Each line that holds the word "this" should be returned.

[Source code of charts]
▽
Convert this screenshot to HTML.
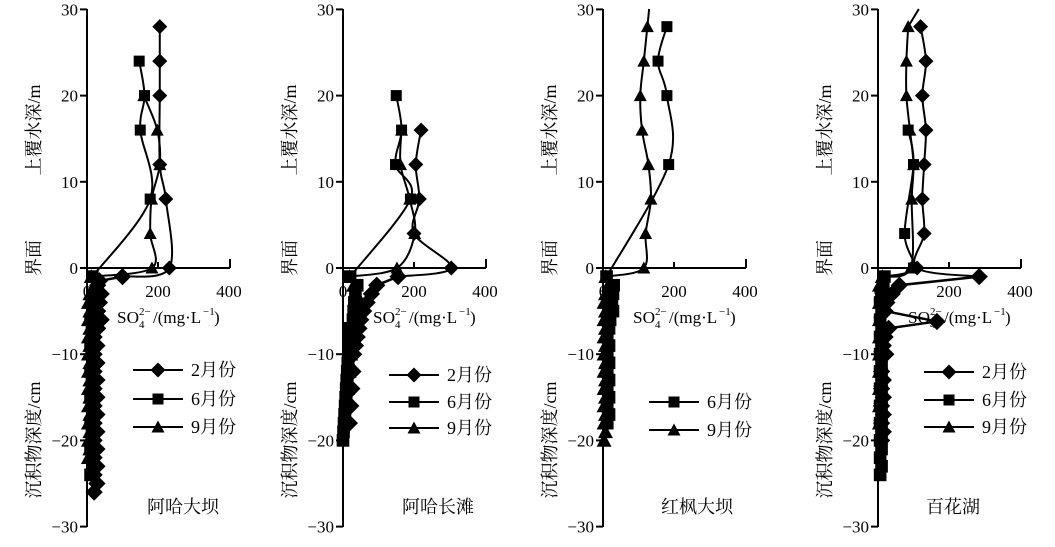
<!DOCTYPE html>
<html><head><meta charset="utf-8"><style>
body{margin:0;background:#fff;width:1055px;height:542px;overflow:hidden}
svg text{font-family:"Liberation Serif","Noto Serif CJK SC",serif;fill:#000}
</style></head><body>
<svg id="s" width="1055" height="542" xmlns="http://www.w3.org/2000/svg"></svg>
<script>
const S=document.getElementById('s');let h='';
const K=0.355,Y0=268,YK=8.62;
function Y(v){return Y0-v*YK}
function spline(p){if(p.length<3)return 'M'+p.map(a=>a.join(',')).join('L');let d='M'+p[0][0]+','+p[0][1];
for(let i=0;i<p.length-1;i++){const a=p[i-1]||p[i],b=p[i],c=p[i+1],e=p[i+2]||c;
d+=`C${b[0]+(c[0]-a[0])/6},${b[1]+(c[1]-a[1])/6} ${c[0]-(e[0]-b[0])/6},${c[1]-(e[1]-b[1])/6} ${c[0]},${c[1]}`;}return d}
function mk(t,x,y,sc){sc=sc||1;if(t=='d'){const r=7.5*sc;return `<path d="M${x},${y-r}L${x+r},${y}L${x},${y+r}L${x-r},${y}Z"/>`}
if(t=='s'){const r=5.5*sc;return `<rect x="${x-r}" y="${y-r}" width="${2*r}" height="${2*r}"/>`}
const r=6.5*sc;return `<path d="M${x},${y-r}L${x+r},${y+r*0.85}L${x-r},${y+r*0.85}Z"/>`}
function panel(x0,series,legend,ly,title,tx,lx){
 h+=`<g stroke="#000" stroke-width="2" fill="none"><path d="M${x0},9V527"/><path d="M${x0},268H${x0+143}"/><path d="M${x0+143},268V259M${x0+71},268V262"/>`;
 for(let v of [30,20,10,0,-10,-20,-30])h+=`<path d="M${x0},${Y(v)}h-7"/>`;h+='</g>';
 const lab={30:'30',20:'20',10:'10',0:'0','-10':'−10','-20':'−20','-30':'−30'};
 for(let v of [30,20,10,0,-10,-20,-30])h+=`<text x="${x0-9}" y="${Y(v)+6}" font-size="17" text-anchor="end">${lab[v]}</text>`;
 h+=`<text x="${x0}" y="297" font-size="17" text-anchor="middle">0</text><text x="${x0+71}" y="297" font-size="17" text-anchor="middle">200</text><text x="${x0+142}" y="297" font-size="17" text-anchor="middle">400</text>`;
 const sx=x0+30;
 h+=`<text x="${sx}" y="323" font-size="17" textLength="22" lengthAdjust="spacingAndGlyphs">SO</text><text x="${sx+22}" y="315" font-size="11">2−</text><text x="${sx+22}" y="328" font-size="11">4</text><text x="${sx+36}" y="323" font-size="17">/(mg·L</text><text x="${sx+86}" y="315" font-size="11">−1</text><text x="${sx+97}" y="323" font-size="17">)</text>`;
 h+=`<text transform="translate(${lx},130) rotate(-90)" font-size="18" text-anchor="middle">上覆水深/m</text>`;
 h+=`<text transform="translate(${lx},258) rotate(-90)" font-size="18" text-anchor="middle">界面</text>`;
 h+=`<text transform="translate(${lx},440) rotate(-90)" font-size="18" text-anchor="middle">沉积物深度/cm</text>`;
 h+=`<text x="${tx}" y="513" font-size="18" text-anchor="middle">${title}</text>`;
 for(const s of series){
  const w=s.w.map(a=>[x0+a[0]*K,Y(a[1])]);const d=s.d.map(a=>[x0+a[0]*K,Y(0)+(-a[1])*YK]);
  let path=spline(w.concat(d.slice(0,1)));
  if(s.top)path='M'+(x0+s.top*K)+',9L'+w[0][0]+','+w[0][1]+path.replace(/^M[^C]*/,'L'+w[0][0]+','+w[0][1]);
  h+=`<path d="${path}" stroke="#000" stroke-width="2" fill="none"/>`;
  h+=`<path d="M${d.map(a=>a.join(',')).join('L')}" stroke="#000" stroke-width="2.5" fill="none"/>`;
  h+='<g fill="#000">';for(const p of w)h+=mk(s.t,p[0],p[1]);for(const p of d)h+=mk(s.t,p[0],p[1],1.15);h+='</g>';
 }
 legend.forEach((t,i)=>{const y=ly[i];h+=`<path d="M${x0+46},${y}h50" stroke="#000" stroke-width="2"/><g fill="#000">${mk(t[0],x0+71,y)}</g><text x="${x0+104}" y="${y+6}" font-size="18">${t[1]}</text>`});
}
function sd(from,to,step,f){const r=[];for(let v=from;v>=to;v-=step)r.push([f(v),v]);return r}
panel(87,[
{t:'d',w:[[205,28],[205,24],[205,20],[205,12],[222,8],[232,0]],d:[[100,-1],[35,-1.5],[30,-2],[40,-3],[35,-4],[30,-5],[40,-6],[30,-7]].concat(sd(-8,-26,1,v=>20+(Math.abs(v)%2)*8))},
{t:'s',w:[[147,24],[162,20],[150,16],[178,8]],d:[[15,-1],[30,-2],[25,-3]].concat(sd(-4,-24,1,v=>10+(Math.abs(v)%3)*4))},
{t:'t',w:[[160,20],[198,16],[205,12],[182,8],[178,4],[183,0]],d:[[12,-1],[20,-2]].concat(sd(-3,-22,1,v=>4+(Math.abs(v)%2)*4))}
],[['d','2月份'],['s','6月份'],['t','9月份']],[370,399,427],'阿哈大坝',183,40);
panel(343,[
{t:'d',w:[[220,16],[205,12],[215,8],[200,4],[305,0]],d:[[155,-1],[95,-2],[80,-3],[68,-4],[58,-5],[50,-6],[45,-7],[40,-8],[35,-9],[30,-10],[28,-12],[25,-14],[22,-16],[18,-18]]},
{t:'s',w:[[150,20],[165,16],[148,12],[190,8]],d:[[20,-1],[40,-2],[35,-3],[32,-4],[30,-5],[28,-6]].concat(sd(-7,-20,1,v=>Math.max(0,30-Math.abs(v)*1.5)))},
{t:'t',w:[[165,16],[162,12],[188,8],[202,4],[152,0]],d:[[18,-1],[30,-2]].concat(sd(-3,-18,1,v=>Math.max(4,45-Math.abs(v)*2.3)))}
],[['d','2月份'],['s','6月份'],['t','9月份']],[375,402,428],'阿哈长滩',438,296);
panel(603,[
{t:'s',w:[[180,28],[155,24],[180,20],[185,12]],d:[[10,-1],[30,-2],[28,-3],[25,-4],[28,-5],[20,-6]].concat(sd(-7,-18,1,v=>12+(Math.abs(v)%2)*5))},
{t:'t',top:130,w:[[125,28],[115,24],[105,20],[110,16],[128,12],[135,8],[120,4],[115,0]],d:[[8,-1],[15,-2]].concat(sd(-3,-20,1,v=>3+(Math.abs(v)%2)*4))}
],[['s','6月份'],['t','9月份']],[402,430],'红枫大坝',697,556);
panel(878,[
{t:'d',w:[[120,28],[135,24],[125,20],[135,16],[130,12],[125,8],[130,4],[110,0]],d:[[285,-1],[60,-2],[40,-3],[25,-4],[20,-5],[166,-6.2],[30,-7],[20,-8],[15,-9],[22,-10]].concat(sd(-12,-20,1,v=>10+(Math.abs(v)%2)*5))},
{t:'s',w:[[85,16],[100,12],[75,4],[100,0]],d:[[18,-1],[15,-2]].concat(sd(-3,-24,1,v=>6+(Math.abs(v)%2)*4))},
{t:'t',top:115,w:[[85,28],[80,24],[80,20],[90,16],[100,12],[95,8],[92,0]],d:[[12,-1]].concat(sd(-2,-18,1,v=>4+(Math.abs(v)%2)*4))}
],[['d','2月份'],['s','6月份'],['t','9月份']],[372,400,427],'百花湖',953,831);
S.innerHTML=h;
</script>
</body></html>
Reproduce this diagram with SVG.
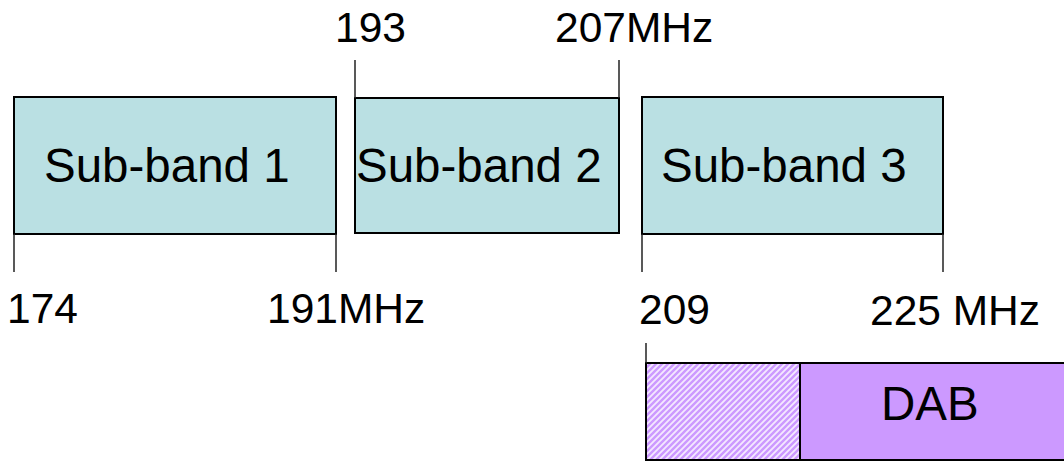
<svg xmlns="http://www.w3.org/2000/svg" width="1064" height="462" viewBox="0 0 1064 462">
<style>
.band{fill:#BAE0E3;stroke:#000;stroke-width:2}
.tick{stroke:#222;stroke-width:1.5;fill:none}
.lbl{font-family:"Liberation Sans",Arial,sans-serif;font-size:42.5px;fill:#000}
.big{font-family:"Liberation Sans",Arial,sans-serif;font-size:47.5px;fill:#000}
</style>
<defs>
<pattern id="hatch" width="6" height="6" patternUnits="userSpaceOnUse">
<rect width="6" height="6" fill="#F4E8FF"/>
<path d="M-1.5,1.5 L1.5,-1.5 M0,6 L6,0 M4.5,7.5 L7.5,4.5" stroke="#CC99FF" stroke-width="2.4"/>
</pattern>
</defs>
<rect width="1064" height="462" fill="#fff"/>
<g id="subband1">
<rect class="band" x="14" y="97" width="322" height="137"/>
<text class="big" x="44" y="182">Sub-band 1</text>
</g>
<g id="subband2">
<rect class="band" x="355" y="98" width="264" height="135"/>
<text class="big" x="356" y="182">Sub-band 2</text>
</g>
<g id="subband3">
<rect class="band" x="642" y="97" width="301" height="137"/>
<text class="big" x="661" y="182">Sub-band 3</text>
</g>
<g id="dab">
<rect x="646" y="363" width="154" height="97" fill="url(#hatch)" stroke="#000" stroke-width="2"/>
<rect x="800" y="363" width="270" height="97" fill="#CC99FF" stroke="#000" stroke-width="2"/>
<text class="big" x="881" y="420">DAB</text>
</g>
<g id="connectors">
<line class="tick" x1="14" y1="234" x2="14" y2="272"/>
<line class="tick" x1="336" y1="234" x2="336" y2="272"/>
<line class="tick" x1="355" y1="60" x2="355" y2="98"/>
<line class="tick" x1="619" y1="60" x2="619" y2="98"/>
<line class="tick" x1="642" y1="234" x2="642" y2="272"/>
<line class="tick" x1="943" y1="234" x2="943" y2="272"/>
<line class="tick" x1="646" y1="343" x2="646" y2="363"/>
</g>
<g id="labels">
<text class="lbl" x="335" y="42">193</text>
<text class="lbl" x="555" y="42">207MHz</text>
<text class="lbl" x="7" y="323">174</text>
<text class="lbl" x="267" y="323">191MHz</text>
<text class="lbl" x="639" y="324">209</text>
<text class="lbl" x="870" y="325">225 MHz</text>
</g>
</svg>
△
§ **Worked answer**
Convert this screenshot to HTML.
Reproduce this diagram with SVG.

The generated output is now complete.